Quelle: Stadtarchiv Beilngries

„Man hat das Pergament sozusagen recycelt, mit der Schrift nach innen,“ erklärt Doris Bartholme-Weinelt vom Beilngrieser Stadtarchiv. Jedenfalls wurde der Text dadurch gut erhalten. „Er war über Jahrhunderte vor Licht geschützt. Das war die beste Aufbewahrungsmöglichkeit.“ Aber wie alt das Manuskript ist, kann nicht ganz genau bestimmt werden. Sicher ist, dass es vor seinem „Recycling“ verfasst wurde. Sein Entdecker A.C. Walthierer ging davon aus, dass es am Anfang des 15. Jahrhunderts, wenn nicht früher verfasst wurde. Es gibt auch Wissenschaftler, die es in die Zeit um 1350 einordnen. Fest steht, dass das Beilngrieser Aderlassmännlein zu den ältesten Darstellungen dieser Art gehört. Der Text ist überwiegend auf deutsch geschrieben, vermutlich stammte der Verfasser aus dem Raum Regensburg. Nur die Tierkreiszeichen sind auf Latein beschrieben.

Bedienungsanleitung für den Bader

In Beilngries hat es – im Gegensatz zu Eichstätt zum Beispiel – keinen Arzt gegeben. Diese Rolle übernahm der Bader. Und damit dieser im Fall eines Falles die richtige Ader „anzapfte“, gab es eben diese illustrierte Anleitung. Allerdings war das Beilngrieser Pergament laut Doris Bartholme-Weinelt wohl nicht in einer Badestube ausgehangen, sondern am Rathaus. Ansonsten hätte das alte Schriftstück die Zeit nicht so gut und trocken überstanden.

Ein 24-Paragraphen-Text erläutert dem Bader, wie er bei welchen Beschwerden vorgehen soll. Da ist zum Beispiel zu lesen, dass ein Aderlass in der Handmitte gegen Erkrankungen der Leber hilft: „Dy ader inder Mitte auf ietweder hant Ist gut zeslahen fur di leberfäul fur die lebersücht vnd fur ander gepresten der leber vnd dez rukken“

Und so gibt es Aderlass-Stellen von Kopf bis Fuß, die unterschiedlichen Erkrankungen wie Atembeschwerden, Gallenprobleme, Harnsteine, Geschwüre, Wassersucht, Augenprobleme („Nebel der Augen“) oder auch Unruhe und Verwirrtheit zugeordnet werden. Nicht selten stimmen diese Stellen übrigens mit Akupunkturpunkten überein. Forscher gehen davon aus, dass medizinische Erkenntnisse aus dem arabischen Raum und der griechischen Antike in die damals zeitgenössischen Behandlungsmethoden eingeflossen sind. Der Aderlass war die „angesagte“ Methode auf dem aktuellsten Kenntnisstand.

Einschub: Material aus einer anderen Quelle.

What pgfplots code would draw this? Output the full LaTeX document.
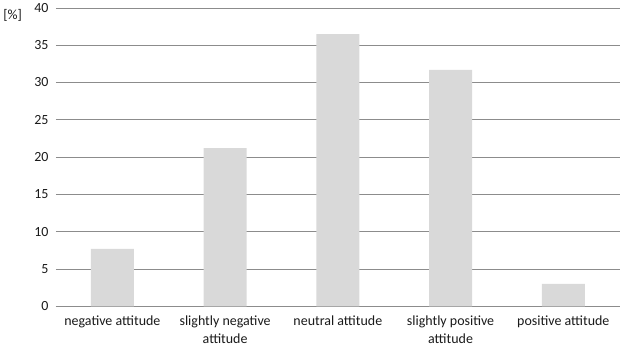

Ziemlich skurril kommt einem heute allerdings die Regel der „verworfenen Tage“ vor, die ebenfalls auf dem Pergament verzeichnet ist. An vierzehn Tagen im Jahr war der Aderlass verboten und konnte sogar für gesunde Menschen verheerende Folgen haben. So ereilt denjenigen, der am auf heute umgerechneten 27. Juni („Julio an dem fünften kalend“) zur Ader gelassen wird, ein böses Schicksal: „So lazz dir nicht Oder du stirbst zehant (=umgehend) oder all dein ader vnd all dein glider encaltent dir aller ding (Gemeint war damit Rheumatismus).“ Warum welcher Tag ausgerechnet ungeeignet war, das muss noch erforscht werden, denn die Beilngrieser Regelung unterscheidet sich von anderen, die sich z.B. auf die Mondphasen bezogen haben.

Marianne Schloßer und Doris Bartholme-Weinelt sind die “Hüterinnen” dieses medizinhistorischen Schatzes.

Vom Verfasser über das Alter bis zur Systematik der verworfenen Tage: Es stecken noch viele Rätsel in diesem einzigartigen Pergament, das man nicht unbedingt in einem kleinen Städtchen im Naturpark Altmühltal vermutet. Aber eines ist auch klar: „Das Aderlassmännlein bleibt in Beilngries,“ betonen Doris Bartholme-Weinelt und Marianne Schloßer, die diesen medizinhistorischen Schatz in „ihrem“ Stadtarchiv behüten.